Dans la situation déjà compliquée que vit le Liban depuis plusieurs mois (voir mon article précédent), ce nouveau coup dur aura sans doute des répercussions importantes sur la situation économique, sociale et politique. Le port de Beyrouth est le principal point d’entrée des importations libanaises, notamment en alimentation. 80% des biens de consommation courante sont importés. (3). La destruction du silo du port aura forcément des conséquences sur la capacité de faire rentrer des produits alimentaires, ce qui risque de provoquer une raréfaction de l’offre et donc un renchérissement supplémentaire du prix des produits alimentaires.

Les conséquences de cette catastrophe vont renforcer la défiance face au pouvoir politique. Peu de temps avant l’explosion, une manifestation avait lieu devant le ministère de l’Énergie pour réclamer une meilleure alimentation en électricité (4), manifestation qui fait partie des nombreuses dénonciations d’un État corrompu et incapable de subvenir aux besoins de la population. On voit déjà les manœuvres internationales de la part des puissances ayant des intérêts au Liban. La France, le Qatar, l’Iran, la Russie, les USA, l’Irak ont été les premiers à proposer leur aide et envoient déjà des hôpitaux de campagne et du matériel. Même Israël, après avoir démenti être à l’origine de la première explosion pour détruire une cache d’arme du Hezbollah, propose son aide via des pays tiers. Israël est toujours officiellement en guerre contre le Liban.
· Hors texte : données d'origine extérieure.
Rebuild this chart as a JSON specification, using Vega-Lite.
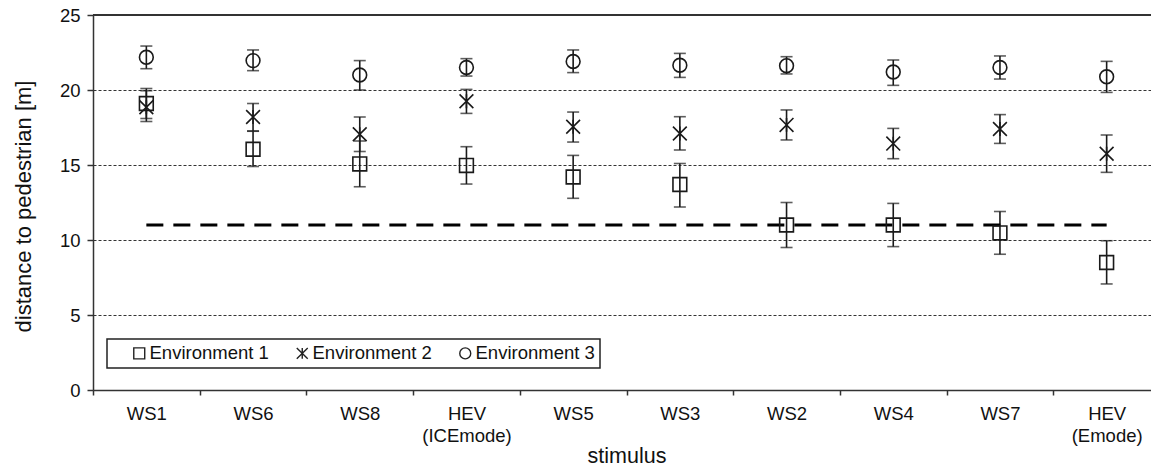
{
  "$schema": "https://vega.github.io/schema/vega-lite/v6.json",
  "autosize": {"type": "none"},
  "padding": {"left": 93, "top": 15, "right": 0, "bottom": 78},
  "width": 1058,
  "height": 375,
  "background": "white",
  "config": {
    "view": {"stroke": null},
    "font": "Liberation Sans",
    "legend": {"strokeWidth": 1.5}
  },
  "datasets": {
    "stats": [
      {"stimulus": "WS1", "env": "Environment 1", "mean": 19.1, "lo": 18.1, "hi": 20.1},
      {"stimulus": "WS6", "env": "Environment 1", "mean": 16.05, "lo": 14.9, "hi": 17.25},
      {"stimulus": "WS8", "env": "Environment 1", "mean": 15.07, "lo": 13.55, "hi": 16.6},
      {"stimulus": "HEV (ICEmode)", "env": "Environment 1", "mean": 14.97, "lo": 13.73, "hi": 16.22},
      {"stimulus": "WS5", "env": "Environment 1", "mean": 14.2, "lo": 12.78, "hi": 15.64},
      {"stimulus": "WS3", "env": "Environment 1", "mean": 13.7, "lo": 12.2, "hi": 15.1},
      {"stimulus": "WS2", "env": "Environment 1", "mean": 11.0, "lo": 9.5, "hi": 12.5},
      {"stimulus": "WS4", "env": "Environment 1", "mean": 11.0, "lo": 9.56, "hi": 12.44},
      {"stimulus": "WS7", "env": "Environment 1", "mean": 10.47, "lo": 9.05, "hi": 11.9},
      {"stimulus": "HEV (Emode)", "env": "Environment 1", "mean": 8.5, "lo": 7.07, "hi": 9.95},
      {"stimulus": "WS1", "env": "Environment 2", "mean": 18.85, "lo": 17.9, "hi": 19.95},
      {"stimulus": "WS6", "env": "Environment 2", "mean": 18.2, "lo": 17.27, "hi": 19.1},
      {"stimulus": "WS8", "env": "Environment 2", "mean": 17.05, "lo": 15.9, "hi": 18.2},
      {"stimulus": "HEV (ICEmode)", "env": "Environment 2", "mean": 19.25, "lo": 18.44, "hi": 20.04},
      {"stimulus": "WS5", "env": "Environment 2", "mean": 17.55, "lo": 16.53, "hi": 18.53},
      {"stimulus": "WS3", "env": "Environment 2", "mean": 17.1, "lo": 16.0, "hi": 18.22},
      {"stimulus": "WS2", "env": "Environment 2", "mean": 17.67, "lo": 16.67, "hi": 18.67},
      {"stimulus": "WS4", "env": "Environment 2", "mean": 16.43, "lo": 15.42, "hi": 17.44},
      {"stimulus": "WS7", "env": "Environment 2", "mean": 17.4, "lo": 16.44, "hi": 18.36},
      {"stimulus": "HEV (Emode)", "env": "Environment 2", "mean": 15.75, "lo": 14.51, "hi": 17.0},
      {"stimulus": "WS1", "env": "Environment 3", "mean": 22.18, "lo": 21.42, "hi": 22.93},
      {"stimulus": "WS6", "env": "Environment 3", "mean": 21.96, "lo": 21.29, "hi": 22.67},
      {"stimulus": "WS8", "env": "Environment 3", "mean": 21.0, "lo": 20.0, "hi": 21.96},
      {"stimulus": "HEV (ICEmode)", "env": "Environment 3", "mean": 21.5, "lo": 20.93, "hi": 22.09},
      {"stimulus": "WS5", "env": "Environment 3", "mean": 21.9, "lo": 21.16, "hi": 22.67},
      {"stimulus": "WS3", "env": "Environment 3", "mean": 21.65, "lo": 20.84, "hi": 22.44},
      {"stimulus": "WS2", "env": "Environment 3", "mean": 21.62, "lo": 21.07, "hi": 22.22},
      {"stimulus": "WS4", "env": "Environment 3", "mean": 21.2, "lo": 20.31, "hi": 22.0},
      {"stimulus": "WS7", "env": "Environment 3", "mean": 21.5, "lo": 20.73, "hi": 22.27},
      {"stimulus": "HEV (Emode)", "env": "Environment 3", "mean": 20.88, "lo": 19.84, "hi": 21.91}
    ],
    "threshold": [
      {"from": "WS1", "to": "HEV (Emode)", "level": 11}
    ],
    "frame": [
      {"top": 25}
    ]
  },
  "layer": [
    {
      "data": {"name": "stats"},
      "mark": {"type": "rule", "color": "#1a1a1a", "strokeWidth": 1.6},
      "encoding": {
        "x": {
          "field": "stimulus", "type": "nominal",
          "scale": {
            "domain": ["WS1", "WS6", "WS8", "HEV (ICEmode)", "WS5", "WS3", "WS2", "WS4", "WS7", "HEV (Emode)"],
            "range": [0, 1067], "paddingInner": 0, "paddingOuter": 0
          },
          "axis": {
            "title": "stimulus",
            "labelAngle": 0,
            "labelExpr": "split(datum.label, ' ')",
            "labelLineHeight": 22,
            "labelFont": "Liberation Sans",
            "labelFontSize": 18.5,
            "labelColor": "#111",
            "labelPadding": 9,
            "labelOverlap": false,
            "tickBand": "extent",
            "tickSize": 5,
            "tickColor": "#333",
            "tickWidth": 1.5,
            "domainColor": "#333",
            "domainWidth": 1.5,
            "grid": false,
            "titleFont": "Liberation Sans",
            "titleFontSize": 21.5,
            "titleFontWeight": "normal",
            "titleColor": "#111",
            "titleX": 533.5,
            "titleY": 72,
            "titleBaseline": "alphabetic"
          }
        },
        "y": {
          "field": "lo", "type": "quantitative",
          "scale": {"domain": [0, 25], "nice": false, "zero": true},
          "axis": {
            "title": "distance to pedestrian [m]",
            "values": [0, 5, 10, 15, 20, 25],
            "labelFont": "Liberation Sans",
            "labelFontSize": 18.5,
            "labelColor": "#111",
            "labelPadding": 7,
            "tickSize": 6,
            "tickColor": "#333",
            "tickWidth": 1.5,
            "domainColor": "#333",
            "domainWidth": 1.5,
            "grid": true,
            "gridColor": "#333",
            "gridDash": [3, 2],
            "gridWidth": 1,
            "titleFont": "Liberation Sans",
            "titleFontSize": 22,
            "titleFontWeight": "normal",
            "titleColor": "#111",
            "titleX": -63,
            "titleY": 191,
            "titleBaseline": "alphabetic"
          }
        },
        "y2": {"field": "hi"}
      }
    },
    {
      "data": {"name": "frame"},
      "mark": {"type": "rule", "color": "#333", "strokeWidth": 2},
      "encoding": {
        "y": {"field": "top", "type": "quantitative"}
      }
    },
    {
      "data": {"name": "threshold"},
      "mark": {"type": "rule", "color": "#000", "strokeWidth": 3, "strokeDash": [17, 10]},
      "encoding": {
        "x": {
          "field": "from", "type": "nominal",
          "scale": {
            "domain": ["WS1", "WS6", "WS8", "HEV (ICEmode)", "WS5", "WS3", "WS2", "WS4", "WS7", "HEV (Emode)"],
            "range": [0, 1067], "paddingInner": 0, "paddingOuter": 0
          }
        },
        "x2": {"field": "to"},
        "y": {"field": "level", "type": "quantitative"}
      }
    },
    {
      "data": {"name": "stats"},
      "mark": {"type": "tick", "color": "#1a1a1a", "size": 12, "thickness": 1.6},
      "encoding": {
        "x": {
          "field": "stimulus", "type": "nominal",
          "scale": {
            "domain": ["WS1", "WS6", "WS8", "HEV (ICEmode)", "WS5", "WS3", "WS2", "WS4", "WS7", "HEV (Emode)"],
            "range": [0, 1067], "paddingInner": 0, "paddingOuter": 0
          }
        },
        "y": {"field": "lo", "type": "quantitative"}
      }
    },
    {
      "data": {"name": "stats"},
      "mark": {"type": "tick", "color": "#1a1a1a", "size": 12, "thickness": 1.6},
      "encoding": {
        "x": {
          "field": "stimulus", "type": "nominal",
          "scale": {
            "domain": ["WS1", "WS6", "WS8", "HEV (ICEmode)", "WS5", "WS3", "WS2", "WS4", "WS7", "HEV (Emode)"],
            "range": [0, 1067], "paddingInner": 0, "paddingOuter": 0
          }
        },
        "y": {"field": "hi", "type": "quantitative"}
      }
    },
    {
      "data": {"name": "stats"},
      "mark": {"type": "point", "filled": false, "color": "#1a1a1a", "strokeWidth": 1.6, "size": 190, "opacity": 1},
      "encoding": {
        "x": {
          "field": "stimulus", "type": "nominal",
          "scale": {
            "domain": ["WS1", "WS6", "WS8", "HEV (ICEmode)", "WS5", "WS3", "WS2", "WS4", "WS7", "HEV (Emode)"],
            "range": [0, 1067], "paddingInner": 0, "paddingOuter": 0
          }
        },
        "y": {"field": "mean", "type": "quantitative"},
        "shape": {
          "field": "env", "type": "nominal",
          "scale": {
            "domain": ["Environment 1", "Environment 2", "Environment 3"],
            "range": ["square", "M-1,-1L1,1M-1,1L1,-1M0,-1L0,1", "circle"]
          },
          "legend": {
            "title": null,
            "orient": "none",
            "legendX": 14,
            "legendY": 324,
            "direction": "horizontal",
            "strokeColor": "#222",
            "padding": 5,
            "symbolOffset": 18,
            "symbolSize": 120,
            "symbolStrokeWidth": 1.4,
            "symbolStrokeColor": "#222",
            "symbolFillColor": "transparent",
            "labelFont": "Liberation Sans",
            "labelFontSize": 18.5,
            "labelColor": "#111",
            "labelOffset": 1,
            "columnPadding": 6,
            "labelExpr": "datum.label == 'Environment 3' ? datum.label + '\u00a0\u00a0\u00a0\u00a0' : datum.label"
          }
        }
      }
    }
  ]
}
En touchant une zone névralgique du Liban, la catastrophe aura des conséquences bien au-delà des morts, blessés et des dégâts matériels dont elle est responsable. Elle place la corruption des élites et le maintien d’un système quasi féodal de confessionnalismes au premier rang des problèmes qui se posent, ainsi que l’urgence, pour le peuple libanais, de prendre en main leur destin en se débarrassant des cliques qui les asservissent et se gavent sur leur dos.